Over time, I'll examine a few of the more complex wrinkles. But I started out with a simple goal: I happily accepted Amazon's advertised offer of a $19.50 gift-card deposit in my account in exchange for sending in my copy of "Resistance 2,'' a PlayStation 3 shooter that I found monumentally disappointing (and that I bought new from Amazon for $60 in October). What I wanted after that was convenience.

Mostly, I got it. As part of the transaction arranged online, Amazon e-mailed me a prepaid mailing label that was a snap to print out and put on the envelope I used for easily dropping the game in a mailbox. I hoped the process -- and the availability of my $19.50 credit -- would be lickety-split. But that was unrealistic, I think, especially given that the trade-in games actually are purchased by third-party merchants.

A week after mailing the game, my account was showing it as not yet received. That was misleadingly worrisome, suggesting to me that perhaps something had gone wrong in the mails. An e-mail inquiry I sent to Amazon was partially helpful (informing me that the merchant involved categorized the transaction as "pending"). When I told Amazon -- which solicits feedback on its responses to e-mails -- that I wasn't completely satisfied with the explanation, I got another reply that represents one of the better demonstrations of customer service I've been graced with in a looooong time. The information itself remained a little confusing, focusing on time lines for my "return" and "refund" (as opposed to a "trade-in"), but it was clear that the item involved was "Resistance 2" and -- this was the clincher for me -- the tone was exceptionally reassuring. To quote the Amazon representative:

"I will personally follow-up your return and the refund status to ensure this issue is taken care of, so that you do not have to contact us again for your refund on this order.

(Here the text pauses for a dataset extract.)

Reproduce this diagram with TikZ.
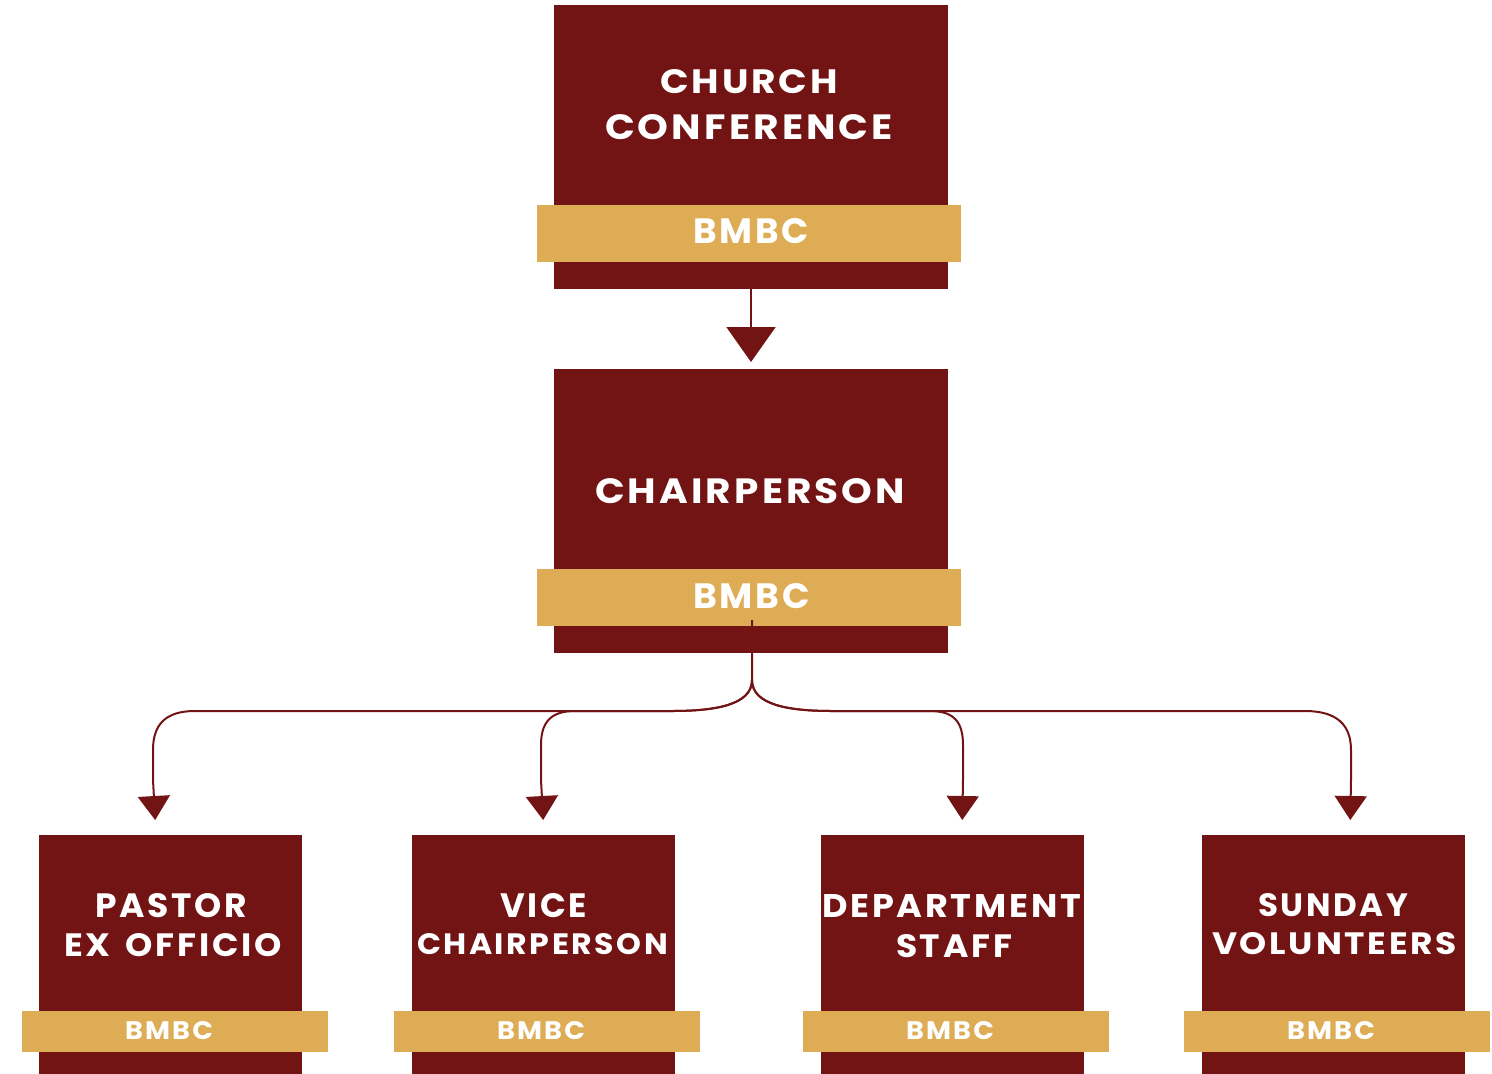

"Rest assured that this matter will be resolved to your satisfaction. Your patience and understanding are greatly appreciated in this regard."

The upshot: I got e-mail notification today (the two-week mark since mailing) of the transaction being completed and the deposit of the gift-card amount in my account. Overall, the convenience of the whole process rates pretty high with me, and Amazon's solicitousness is even more impressive.


  1. So that is two weeks plus what ever shipping time turn around you would have to wait for what you then buy with that credit.

    That seems a bit long for a very "wham-bam" oriented market. Little Timmy will want to take his "Unicorn II: Rage of the Rainbow Horn" game into (insert your local game shop here) and get his credit and buy a new game right then and there, not wait 2-3 weeks.

  2. That's what I'm looking for more feedback on (and thanks for this). As I read your reaction, the first thing in my mind is: What kind of reception and service will be typical at the brick-and-mortar locations? I've never been very impressed with that niche of clerk.